Even with some heavily applied atmospherics, watching a man tend to a lighthouse doesn't make for much of a drama, so a story kicks in.
Cianfrance, who wrote the screenplay based on a 2012 novel by M.L. Stedman, quickly brings Tom together with Isabel (Vikander), the daughter of the man who oversees activities at the lighthouse.
Attractive and glowing with vivacity, Vikander's Isabel breaks through Tom's emotional armor. She wins Tom's heart, and soon becomes the lighthouse keeper's wife.
Isabel desperately wants to become pregnant, but she suffers through a couple of miscarriages that demoralize her and tarnish the glow of romance.
Then, the improbable happens. A lifeboat boat washes ashore carrying a dead man and a still-living infant.
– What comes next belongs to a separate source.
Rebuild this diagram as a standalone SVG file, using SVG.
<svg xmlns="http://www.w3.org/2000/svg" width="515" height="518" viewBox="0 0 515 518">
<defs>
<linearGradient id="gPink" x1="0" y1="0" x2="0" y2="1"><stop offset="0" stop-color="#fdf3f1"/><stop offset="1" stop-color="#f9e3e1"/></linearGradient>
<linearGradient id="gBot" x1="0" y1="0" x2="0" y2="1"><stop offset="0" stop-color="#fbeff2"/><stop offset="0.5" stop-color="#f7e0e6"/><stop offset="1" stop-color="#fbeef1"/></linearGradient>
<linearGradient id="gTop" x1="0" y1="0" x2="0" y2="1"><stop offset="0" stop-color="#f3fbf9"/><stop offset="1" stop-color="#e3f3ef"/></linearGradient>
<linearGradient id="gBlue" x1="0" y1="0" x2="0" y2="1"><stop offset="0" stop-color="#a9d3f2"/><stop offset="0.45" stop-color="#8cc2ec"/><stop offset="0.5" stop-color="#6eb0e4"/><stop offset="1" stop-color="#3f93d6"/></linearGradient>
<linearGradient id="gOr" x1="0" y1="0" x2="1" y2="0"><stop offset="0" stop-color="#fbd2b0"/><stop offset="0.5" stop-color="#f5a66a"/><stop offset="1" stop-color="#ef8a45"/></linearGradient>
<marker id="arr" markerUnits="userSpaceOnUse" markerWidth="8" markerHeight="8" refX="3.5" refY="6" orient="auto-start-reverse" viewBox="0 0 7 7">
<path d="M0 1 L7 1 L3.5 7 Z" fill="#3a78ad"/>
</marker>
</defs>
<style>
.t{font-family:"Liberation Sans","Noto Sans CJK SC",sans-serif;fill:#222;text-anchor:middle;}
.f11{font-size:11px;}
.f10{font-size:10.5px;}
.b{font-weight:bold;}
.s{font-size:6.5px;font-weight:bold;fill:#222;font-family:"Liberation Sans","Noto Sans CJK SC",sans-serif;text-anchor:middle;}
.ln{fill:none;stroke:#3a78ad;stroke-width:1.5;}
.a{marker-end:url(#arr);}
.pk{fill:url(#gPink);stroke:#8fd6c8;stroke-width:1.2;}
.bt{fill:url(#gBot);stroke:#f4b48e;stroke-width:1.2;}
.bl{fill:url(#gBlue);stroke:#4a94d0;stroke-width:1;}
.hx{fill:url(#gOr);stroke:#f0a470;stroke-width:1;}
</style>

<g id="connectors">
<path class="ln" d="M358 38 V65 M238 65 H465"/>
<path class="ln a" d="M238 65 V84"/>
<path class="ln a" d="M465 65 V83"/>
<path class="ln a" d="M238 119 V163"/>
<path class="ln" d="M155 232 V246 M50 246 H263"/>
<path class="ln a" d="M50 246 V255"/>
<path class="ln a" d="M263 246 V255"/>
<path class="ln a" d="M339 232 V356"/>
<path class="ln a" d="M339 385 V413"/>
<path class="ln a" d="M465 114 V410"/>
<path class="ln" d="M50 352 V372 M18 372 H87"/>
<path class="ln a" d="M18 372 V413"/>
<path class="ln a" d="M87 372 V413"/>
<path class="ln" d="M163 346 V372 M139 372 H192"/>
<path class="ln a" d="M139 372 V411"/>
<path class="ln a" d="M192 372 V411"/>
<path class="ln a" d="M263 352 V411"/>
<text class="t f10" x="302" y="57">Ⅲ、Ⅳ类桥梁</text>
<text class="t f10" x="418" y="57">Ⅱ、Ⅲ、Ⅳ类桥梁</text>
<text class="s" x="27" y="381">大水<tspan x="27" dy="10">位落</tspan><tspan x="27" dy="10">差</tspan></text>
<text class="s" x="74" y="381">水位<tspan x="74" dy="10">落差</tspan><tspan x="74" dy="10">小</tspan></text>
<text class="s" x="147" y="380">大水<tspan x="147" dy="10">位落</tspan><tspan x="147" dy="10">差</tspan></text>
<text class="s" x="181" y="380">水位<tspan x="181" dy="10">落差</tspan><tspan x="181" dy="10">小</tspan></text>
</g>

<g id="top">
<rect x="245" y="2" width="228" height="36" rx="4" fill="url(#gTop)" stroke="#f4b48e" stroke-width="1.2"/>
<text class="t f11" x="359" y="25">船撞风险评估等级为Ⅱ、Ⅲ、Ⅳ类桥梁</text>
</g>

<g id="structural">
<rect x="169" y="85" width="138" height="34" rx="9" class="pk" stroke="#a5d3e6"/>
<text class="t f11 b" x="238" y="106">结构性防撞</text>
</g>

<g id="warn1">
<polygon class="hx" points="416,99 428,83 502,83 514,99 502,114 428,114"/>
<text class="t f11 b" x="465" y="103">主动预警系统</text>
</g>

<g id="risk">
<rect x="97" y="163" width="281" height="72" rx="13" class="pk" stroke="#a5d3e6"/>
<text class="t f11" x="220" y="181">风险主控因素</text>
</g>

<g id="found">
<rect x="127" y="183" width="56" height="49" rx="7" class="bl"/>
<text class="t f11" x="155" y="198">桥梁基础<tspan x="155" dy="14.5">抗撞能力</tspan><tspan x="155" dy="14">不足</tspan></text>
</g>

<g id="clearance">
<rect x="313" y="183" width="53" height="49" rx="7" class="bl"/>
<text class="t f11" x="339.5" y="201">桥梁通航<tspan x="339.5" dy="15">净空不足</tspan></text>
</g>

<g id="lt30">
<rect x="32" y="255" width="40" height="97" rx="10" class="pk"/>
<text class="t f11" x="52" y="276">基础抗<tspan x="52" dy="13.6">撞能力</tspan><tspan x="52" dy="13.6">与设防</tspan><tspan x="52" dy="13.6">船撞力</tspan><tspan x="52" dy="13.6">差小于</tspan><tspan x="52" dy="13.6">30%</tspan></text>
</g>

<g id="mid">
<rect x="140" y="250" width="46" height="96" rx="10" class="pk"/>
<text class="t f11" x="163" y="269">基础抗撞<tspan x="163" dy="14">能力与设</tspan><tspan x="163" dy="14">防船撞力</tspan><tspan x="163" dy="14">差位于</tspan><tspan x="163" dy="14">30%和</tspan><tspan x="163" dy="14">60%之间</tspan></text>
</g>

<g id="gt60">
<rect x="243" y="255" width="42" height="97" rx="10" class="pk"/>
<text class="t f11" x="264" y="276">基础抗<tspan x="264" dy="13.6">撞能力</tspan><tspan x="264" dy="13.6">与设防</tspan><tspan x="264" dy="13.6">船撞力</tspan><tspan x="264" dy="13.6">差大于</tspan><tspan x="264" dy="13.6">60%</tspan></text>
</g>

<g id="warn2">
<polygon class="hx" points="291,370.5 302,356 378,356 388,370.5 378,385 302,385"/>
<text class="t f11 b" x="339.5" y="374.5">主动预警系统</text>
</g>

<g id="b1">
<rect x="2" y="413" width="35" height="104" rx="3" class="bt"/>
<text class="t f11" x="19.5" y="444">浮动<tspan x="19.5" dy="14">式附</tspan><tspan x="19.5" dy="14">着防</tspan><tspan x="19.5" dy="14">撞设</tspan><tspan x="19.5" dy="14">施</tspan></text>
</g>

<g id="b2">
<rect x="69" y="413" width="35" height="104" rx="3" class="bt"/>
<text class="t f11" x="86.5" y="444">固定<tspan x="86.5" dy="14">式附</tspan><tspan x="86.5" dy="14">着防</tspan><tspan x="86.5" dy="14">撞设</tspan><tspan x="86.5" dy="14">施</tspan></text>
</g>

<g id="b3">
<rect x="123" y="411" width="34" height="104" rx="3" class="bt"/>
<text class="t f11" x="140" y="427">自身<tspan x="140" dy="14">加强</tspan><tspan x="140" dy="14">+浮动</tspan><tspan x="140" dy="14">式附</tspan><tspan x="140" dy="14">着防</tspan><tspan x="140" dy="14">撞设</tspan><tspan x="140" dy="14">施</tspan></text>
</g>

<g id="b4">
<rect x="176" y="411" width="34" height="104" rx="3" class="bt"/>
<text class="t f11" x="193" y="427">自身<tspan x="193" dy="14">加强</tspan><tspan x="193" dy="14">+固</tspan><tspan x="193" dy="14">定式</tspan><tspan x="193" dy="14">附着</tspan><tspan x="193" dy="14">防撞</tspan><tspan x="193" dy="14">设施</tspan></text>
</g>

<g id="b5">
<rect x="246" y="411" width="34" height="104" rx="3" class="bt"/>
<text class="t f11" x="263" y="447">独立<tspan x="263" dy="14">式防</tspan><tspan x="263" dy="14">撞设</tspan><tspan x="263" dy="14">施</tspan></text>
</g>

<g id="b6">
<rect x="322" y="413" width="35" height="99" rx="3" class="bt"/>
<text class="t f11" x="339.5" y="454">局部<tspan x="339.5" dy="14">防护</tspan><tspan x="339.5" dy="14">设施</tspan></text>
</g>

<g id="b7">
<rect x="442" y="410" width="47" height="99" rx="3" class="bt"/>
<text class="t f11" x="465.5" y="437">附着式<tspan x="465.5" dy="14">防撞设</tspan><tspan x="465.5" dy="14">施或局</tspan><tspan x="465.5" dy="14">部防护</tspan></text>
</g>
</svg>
Isabel implores Tom to keep the child.
Tom knows Isabel's request will open the door to moral and legal difficulties, but love compels him to bury the dead man and allow Isabel to raise the child.
Young Lucy becomes the object of Tom and Isabel's mutual affection, and for a time, they live as a happy family -- until, of course, they don't.
For those who don't know the story, I'll say no more except that Rachel Weisz shows up about midway through in a role that helps give a sagging story some real humanity.
Heavily reliant on close-ups that allow the camera to study the actors' faces, Cianfrance's approach doesn't quite mesh with increasingly melodramatic material that revolves around Tom's attempts to unburden himself of the guilt he's been carrying.
Fassbender captures the stoic control with which Tom approaches his post-war suffering, and Vikander conveys Isabel's misguided willfulness, but, as I suggested, they're both outdone by Weisz, as a grieving, tormented woman.
The rest of the story concern's Tom's attempt to make things right, before the movie finds an ending (a postscript, really) that's more sentimental than one might expect from Cianfrance.
Despite Cianfrance's attempts at infusing every moment with an aura of importance and depth, The Light Between Oceans can't disguise the fact it's a certifiable weepy -- only one that's a too austere and self-absorbed to give the tear ducts a proper workout.